William Horwood Stuart


William Horwood Stuart was a British diplomat. He was murdered at Batum, Georgia, then part of the Russian Empire, while serving as a United States vice-consul there.

Family

Stuart was born in Harrow, London, in 1857 to William Stuart M.A., who later served as Vicar of Mundon, Essex, and Rector of Hazeleigh, Essex. His mother was Caroline, youngest daughter of Edward Horwood of The Manor House, Weston Turville, Buckinghamshire. He was also a nephew of the diplomat Major Robert Stuart and the surgeon and artist James Stuart, as well as a great-nephew of the Indophile Charles "Hindoo" Stuart, and a descendant of Lieutenant-General William Spry.

Early career

In 1873 Stuart was serving as Private Secretary to his uncle Major Robert Stuart, a British consul-general for the Russian ports on the Black Sea and the Sea of Azov at Odessa, Ukraine. In the 1880s he was based at Brăila in Romania, where, in July 1885, his younger brother Charles Leader Justice Stuart drowned in the Danube at the age of 16.

In Batum

By the early 1890s, Stuart had moved to Batum, where he remained until his death. In 1904 he became an American vice-consul and in 1906 was also serving as an acting British consul. Stuart had been named Japanese consul but his appointment was deferred owing to the outbreak of the Russo-Japanese War.
While serving in Batum, Stuart actively lobbied for the American interests in the region and was connected with an American copper-mining concern in the Caucasus. He was the representative of several British companies, including MacAndrew Forbes. He was one of the largest ship-brokers and exporters of Batum.
At about 11 p.m. on 20 May 1906, Stuart was returning to his home at Makhinjauri, 5 miles north of Batum, after dining with a friend, when he was shot three times from behind a tree.

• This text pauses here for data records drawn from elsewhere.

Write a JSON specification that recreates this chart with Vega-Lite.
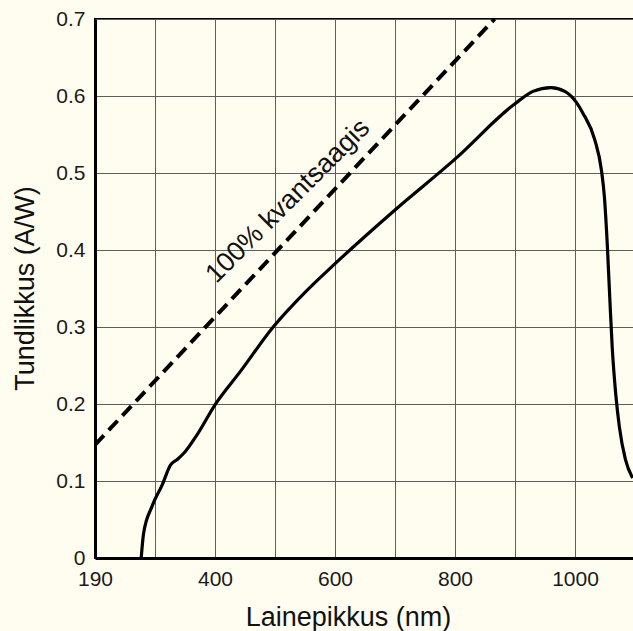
{
  "$schema": "https://vega.github.io/schema/vega-lite/v6.json",
  "width": 540,
  "height": 539,
  "autosize": "none",
  "padding": {"left": 95, "top": 19, "right": 0, "bottom": 73},
  "background": "#fffdf0",
  "config": {
    "view": {"stroke": "#000000", "strokeWidth": 2, "fill": "#fffdf0"},
    "font": "Liberation Sans",
    "axis": {
      "labelFont": "Liberation Sans",
      "titleFont": "Liberation Sans",
      "labelFontSize": 21,
      "titleFontSize": 27,
      "titleFontWeight": "normal",
      "labelColor": "#1a1a1a",
      "titleColor": "#111111",
      "domainColor": "#000000",
      "domainWidth": 3,
      "gridColor": "#5e5e5e",
      "gridWidth": 1,
      "gridOpacity": 1,
      "ticks": false,
      "tickSize": 0
    }
  },
  "datasets": {
    "curve": [
      {"nm": 277, "r": 0.0},
      {"nm": 281, "r": 0.032},
      {"nm": 295, "r": 0.067},
      {"nm": 312, "r": 0.095},
      {"nm": 326, "r": 0.121},
      {"nm": 337, "r": 0.128},
      {"nm": 348, "r": 0.136},
      {"nm": 370, "r": 0.16},
      {"nm": 400, "r": 0.199},
      {"nm": 442, "r": 0.242},
      {"nm": 497, "r": 0.300},
      {"nm": 550, "r": 0.345},
      {"nm": 597, "r": 0.380},
      {"nm": 700, "r": 0.452},
      {"nm": 800, "r": 0.518},
      {"nm": 900, "r": 0.590},
      {"nm": 930, "r": 0.606},
      {"nm": 960, "r": 0.611},
      {"nm": 983, "r": 0.606},
      {"nm": 1002, "r": 0.592},
      {"nm": 1013, "r": 0.578},
      {"nm": 1033, "r": 0.543},
      {"nm": 1044, "r": 0.504},
      {"nm": 1049, "r": 0.469},
      {"nm": 1054, "r": 0.404},
      {"nm": 1058, "r": 0.337},
      {"nm": 1062, "r": 0.274},
      {"nm": 1068, "r": 0.212},
      {"nm": 1074, "r": 0.170},
      {"nm": 1084, "r": 0.128},
      {"nm": 1096, "r": 0.104}
    ],
    "ideal": [
      {"nm": 200, "r": 0.147},
      {"nm": 866, "r": 0.7}
    ],
    "note": [
      {"nm": 531, "r": 0.456, "label": "100% kvantsaagis"}
    ]
  },
  "layer": [
    {
      "data": {"name": "curve"},
      "mark": {"type": "line", "color": "#000000", "strokeWidth": 3.2, "interpolate": "monotone", "clip": true},
      "encoding": {
        "x": {
          "field": "nm", "type": "quantitative",
          "scale": {"domain": [200, 1100], "nice": false, "zero": false},
          "axis": {
            "values": [200, 300, 400, 500, 600, 700, 800, 900, 1000],
            "format": "d",
            "labelExpr": "datum.value == 200 ? '190' : (datum.value % 200 == 0 ? datum.label : '')",
            "labelBaseline": "alphabetic",
            "labelPadding": 27,
            "labelAlign": "center",
            "title": "Lainepikkus (nm)",
            "titleX": 253,
            "titleY": 67,
            "titleAlign": "center",
            "titleBaseline": "alphabetic",
            "titleAnchor": null
          }
        },
        "y": {
          "field": "r", "type": "quantitative",
          "scale": {"domain": [0, 0.7], "nice": false, "zero": true},
          "axis": {
            "values": [0, 0.1, 0.2, 0.3, 0.4, 0.5, 0.6, 0.7],
            "labelExpr": "datum.value == 0 ? '0' : format(datum.value, '.1f')",
            "labelPadding": 10,
            "title": "Tundlikkus (A/W)",
            "titleAngle": 270,
            "titleX": -62,
            "titleY": 269,
            "titleAlign": "center",
            "titleBaseline": "alphabetic"
          }
        }
      }
    },
    {
      "data": {"name": "ideal"},
      "mark": {"type": "line", "color": "#000000", "strokeWidth": 4, "strokeDash": [13, 7], "clip": true},
      "encoding": {
        "x": {"field": "nm", "type": "quantitative"},
        "y": {"field": "r", "type": "quantitative"}
      }
    },
    {
      "data": {"name": "note"},
      "mark": {"type": "text", "angle": -45, "align": "center", "baseline": "alphabetic", "fontSize": 27, "font": "Liberation Sans", "color": "#111111"},
      "encoding": {
        "x": {"field": "nm", "type": "quantitative"},
        "y": {"field": "r", "type": "quantitative"},
        "text": {"field": "label"}
      }
    }
  ]
}
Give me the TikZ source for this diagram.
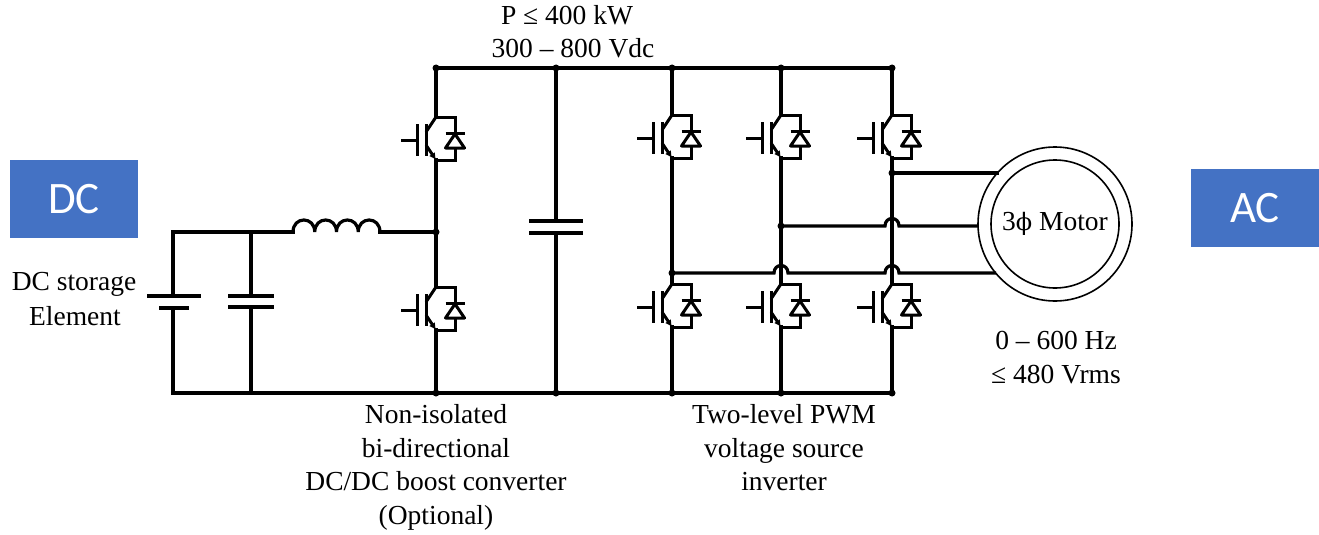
\documentclass[tikz,border=0pt]{standalone}
\usepackage{fontspec}
\setmainfont{Liberation Serif}
\newfontfamily\calib{Carlito}
\newfontfamily\dvserif{DejaVu Serif}
\usetikzlibrary{arrows.meta}
\definecolor{boxblue}{HTML}{4472C4}
\begin{document}
\begin{tikzpicture}[x=1pt,y=-1pt,
  wire/.style={line width=3.2pt, line cap=rect},
  sym/.style={line width=3pt},
  dot/.style={circle, fill, inner sep=0pt, minimum size=7pt},
  lbl/.style={font=\fontsize{27.5}{33}\selectfont, anchor=base, inner sep=0pt},
  blk/.style={fill=boxblue, text=white, minimum width=128pt, minimum height=78pt, inner sep=0pt, font=\calib\fontsize{45}{54}\selectfont},
  igbt/.pic={
    \coordinate (-c) at (0,-23);
    \coordinate (-e) at (0,20);
    \draw[sym] (0,-23) -- (19,-23) -- (19,-7);
    \draw[sym] (19,8) -- (19,20) -- (0,20);
    \draw[sym] (9.5,-7) -- (28.5,-7);
    \draw[sym, line join=round] (9.5,8) -- (28.5,8) -- (19,-6) -- cycle;
    \draw[sym] (-35,0) -- (-19,0);
    \draw[sym] (-19,-16) -- (-19,16);
    \draw[sym] (-10,-16) -- (-10,16);
    \draw[sym] (-10,-8) -- (0,-23);
    \draw[sym, -{Latex[length=7pt,width=7pt]}] (-10,5) -- (0,20);
  }]
\useasboundingbox (0,0) rectangle (1319,535);

% blue boxes
\node[blk] (dcbox) at (74,199) {DC};
\node[blk] (acbox) at (1255,208) {AC};

% junction coordinates
\coordinate (l0) at (173,232);
\coordinate (lc) at (251,232);
\coordinate (Ls) at (293,232);
\coordinate (Le) at (380,232);
\coordinate (b0) at (173,393);
\coordinate (bc) at (251,393);
\node[dot] (m0) at (436,232) {};
\node[dot] (t1) at (436,68) {};
\node[dot] (t2) at (556,68) {};
\node[dot] (t3) at (672,68) {};
\node[dot] (t4) at (781,68) {};
\node[dot] (t5) at (892,68) {};
\node[dot] (b1) at (436,393) {};
\node[dot] (b2) at (556,393) {};
\node[dot] (b3) at (672,393) {};
\node[dot] (b4) at (781,393) {};
\node[dot] (b5) at (892,393) {};
\node[dot] (pA) at (672,273) {};
\node[dot] (pB) at (781,226) {};
\node[dot] (pC) at (892,173) {};

% rails
\draw[wire] (t1.center) -- (t5.center);
\draw[wire] (b0) -- (b5.center);

% battery
\draw[wire] (b0) -- (173,308);
\draw[wire] (l0) -- (173,296);
\draw[wire] (149,296) -- (199,296);
\draw[wire] (161,308) -- (187,308);
% input capacitor
\draw[wire] (lc) -- (251,296);
\draw[wire] (bc) -- (251,307);
\draw[wire] (230,296) -- (272,296);
\draw[wire] (230,307) -- (272,307);
% top wire and inductor
\draw[wire] (l0) -- (Ls);
\draw[wire, line cap=butt] (Ls) .. controls (293,216) and (314.75,216) .. (314.75,232)
  .. controls (314.75,216) and (336.5,216) .. (336.5,232)
  .. controls (336.5,216) and (358.25,216) .. (358.25,232)
  .. controls (358.25,216) and (380,216) .. (Le);
\draw[wire] (Le) -- (m0.center);

% boost leg
\pic (Q1) at (436,140) {igbt};
\pic (Q2) at (436,310) {igbt};
\draw[wire] (t1.center) -- (Q1-c);
\draw[wire] (Q1-e) -- (m0.center) -- (Q2-c);
\draw[wire] (Q2-e) -- (b1.center);

% DC link capacitor
\draw[wire] (t2.center) -- (556,221);
\draw[wire] (b2.center) -- (556,233);
\draw[wire] (531,221) -- (581,221);
\draw[wire] (531,233) -- (581,233);

% inverter legs
\pic (QA1) at (672,138) {igbt};
\pic (QA2) at (672,307) {igbt};
\pic (QB1) at (781,138) {igbt};
\pic (QB2) at (781,307) {igbt};
\pic (QC1) at (892,138) {igbt};
\pic (QC2) at (892,307) {igbt};
\draw[wire] (t3.center) -- (QA1-c);
\draw[wire] (QA1-e) -- (pA.center) -- (QA2-c);
\draw[wire] (QA2-e) -- (b3.center);
\draw[wire] (t4.center) -- (QB1-c);
\draw[wire] (QB1-e) -- (pB.center) -- (QB2-c);
\draw[wire] (QB2-e) -- (b4.center);
\draw[wire] (t5.center) -- (QC1-c);
\draw[wire] (QC1-e) -- (pC.center) -- (QC2-c);
\draw[wire] (QC2-e) -- (b5.center);

% motor
\node[circle, draw, line width=1.6pt, minimum size=154pt, inner sep=0pt] (motor) at (1055,224) {};
\node[circle, draw, line width=1.6pt, minimum size=128pt, inner sep=0pt,
      font=\fontsize{27.5}{33}\selectfont] (motorin) at (1055,224) {3{\dvserif\fontsize{24}{30}\selectfont ϕ} Motor};

% phase wires
\draw[wire] (pC.center) -- (pC -| motor.138.5);
\draw[wire] (pB.center) -- (885,226) .. controls (885,216) and (899,216) .. (899,226)
  -- (pB -| motor.181.5);
\draw[wire] (pA.center) -- (774,273) .. controls (774,263) and (788,263) .. (788,273)
  -- (885,273) .. controls (885,263) and (899,263) .. (899,273)
  -- (pA -| motor.219.5);

% labels
\node[lbl] (lp1) at (567,25) {P ≤ 400 kW};
\node[lbl] (lp2) at (573,57) {300 – 800 Vdc};
\node[lbl] (ls1) at (74,290) {DC storage};
\node[lbl] (ls2) at (75,325) {Element};
\node[lbl] (lb1) at (436,423.5) {Non-isolated};
\node[lbl] (lb2) at (436,457) {bi-directional};
\node[lbl] (lb3) at (436,490.5) {DC/DC boost converter};
\node[lbl] (lb4) at (436,524) {(Optional)};
\node[lbl] (li1) at (784,423.5) {Two-level PWM};
\node[lbl] (li2) at (784,457) {voltage source};
\node[lbl] (li3) at (784,490.5) {inverter};
\node[lbl] (lm1) at (1056,349) {0 – 600 Hz};
\node[lbl] (lm2) at (1056,383) {≤ 480 Vrms};
\end{tikzpicture}
\end{document}
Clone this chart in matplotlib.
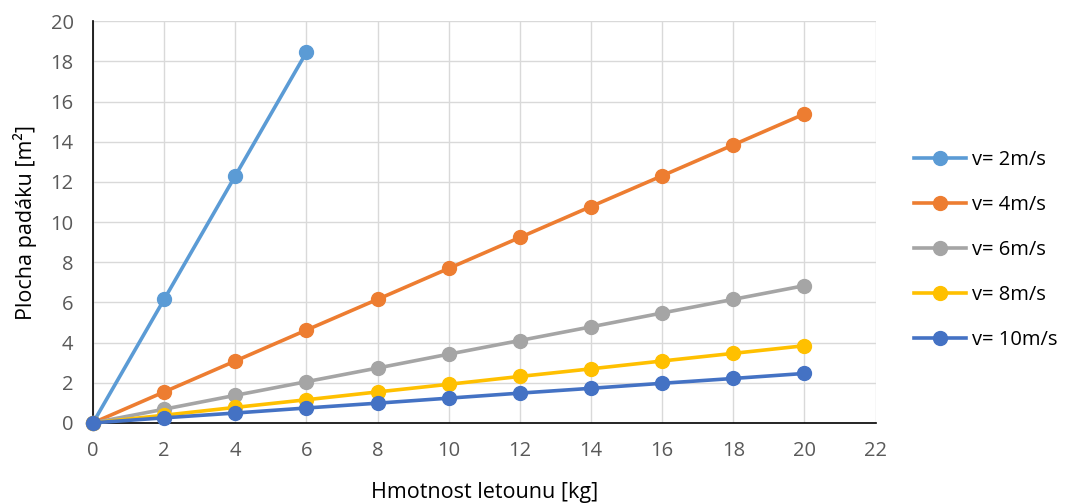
import matplotlib.pyplot as plt

plt.rcParams['font.family'] = ['Open Sans', 'DejaVu Sans']

mass = [0, 2, 4, 6, 8, 10, 12, 14, 16, 18, 20]
area_v2 = [0, 6.15, 12.3, 18.45]
area_v4 = [0, 1.54, 3.08, 4.62, 6.15, 7.69, 9.23, 10.77, 12.3, 13.84, 15.38]
area_v6 = [0, 0.68, 1.37, 2.05, 2.73, 3.42, 4.10, 4.78, 5.47, 6.15, 6.83]
area_v8 = [0, 0.38, 0.77, 1.15, 1.54, 1.92, 2.31, 2.69, 3.08, 3.46, 3.84]
area_v10 = [0, 0.25, 0.49, 0.74, 0.98, 1.23, 1.48, 1.72, 1.97, 2.21, 2.46]
labels = ['v= 2m/s', 'v= 4m/s', 'v= 6m/s', 'v= 8m/s', 'v= 10m/s']
colors = ['#5B9BD5', '#ED7D31', '#A5A5A5', '#FFC000', '#4472C4']

fig = plt.figure(figsize=(10.69, 5.04), dpi=100)
ax = fig.add_axes([0.087, 0.161, 0.732, 0.797])

series = [area_v2, area_v4, area_v6, area_v8, area_v10]
for vals, lab, col in zip(series, labels, colors):
    ax.plot(mass[:len(vals)], vals, color=col, lw=2.6, marker='o', ms=10,
            label=lab, clip_on=False, zorder=3)

ax.set_xlim(0, 22)
ax.set_ylim(0, 20)
ax.set_xticks(range(0, 23, 2))
ax.set_yticks(range(0, 21, 2))
ax.grid(True, color='#D9D9D9', lw=1)
ax.set_axisbelow(True)
for s in ['top', 'right']:
    ax.spines[s].set_visible(False)
for s in ['left', 'bottom']:
    ax.spines[s].set_color('black')
    ax.spines[s].set_linewidth(1.2)
ax.tick_params(length=0, labelsize=14.5, colors='#595959')
ax.tick_params(axis='x', pad=13)
ax.tick_params(axis='y', pad=14)

ax.set_xlabel('Hmotnost letounu [kg]', fontsize=15.5, labelpad=15)
ax.set_ylabel('Plocha padáku [m²]', fontsize=15.5, labelpad=10)

ax.legend(loc='center left', bbox_to_anchor=(1.026, 0.43), frameon=False,
          fontsize=14.5, handlelength=2.6, labelspacing=1.25, handletextpad=0.3)

fig.savefig('out.png', dpi=100)
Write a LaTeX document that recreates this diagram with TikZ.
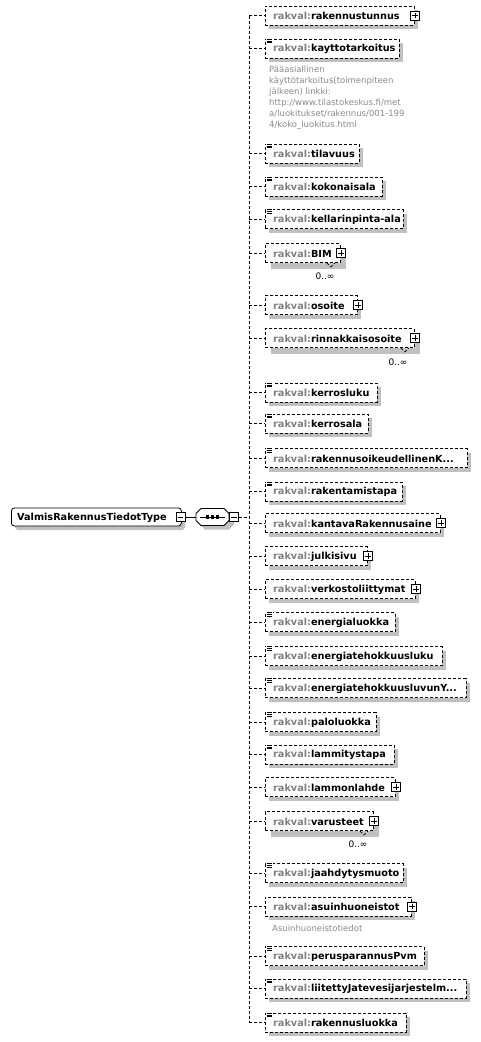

He was taken to a nearby military barracks but died within an hour.
It seems likely that the murder was committed for personal reasons and that the murderers were paid to carry out the act. Stuart had spent most of his life in Eastern Europe and could speak several local languages; he was respected by the local populations but during the revolutionary uprisings of the previous year, his life was threatened and he was obliged to hand over large amounts of cash. In a letter to the United States Secretary of State on 31 May 1906, Ambassador George von Lengerke Meyer wrote that two men, "Kassim Didjavadgé and Ali Porkhall Oghly" had been arrested.

Reaction to the murder

The matter of the murder was taken up by all levels of the American, British and Russian diplomatic services. Letters and memoranda were exchanged by Elihu Root, Whitelaw Reid, Cecil Spring Rice, Patrick Stevens, Alexander Petrovich Izvolsky and Baron Roman Romanovitch Rosen.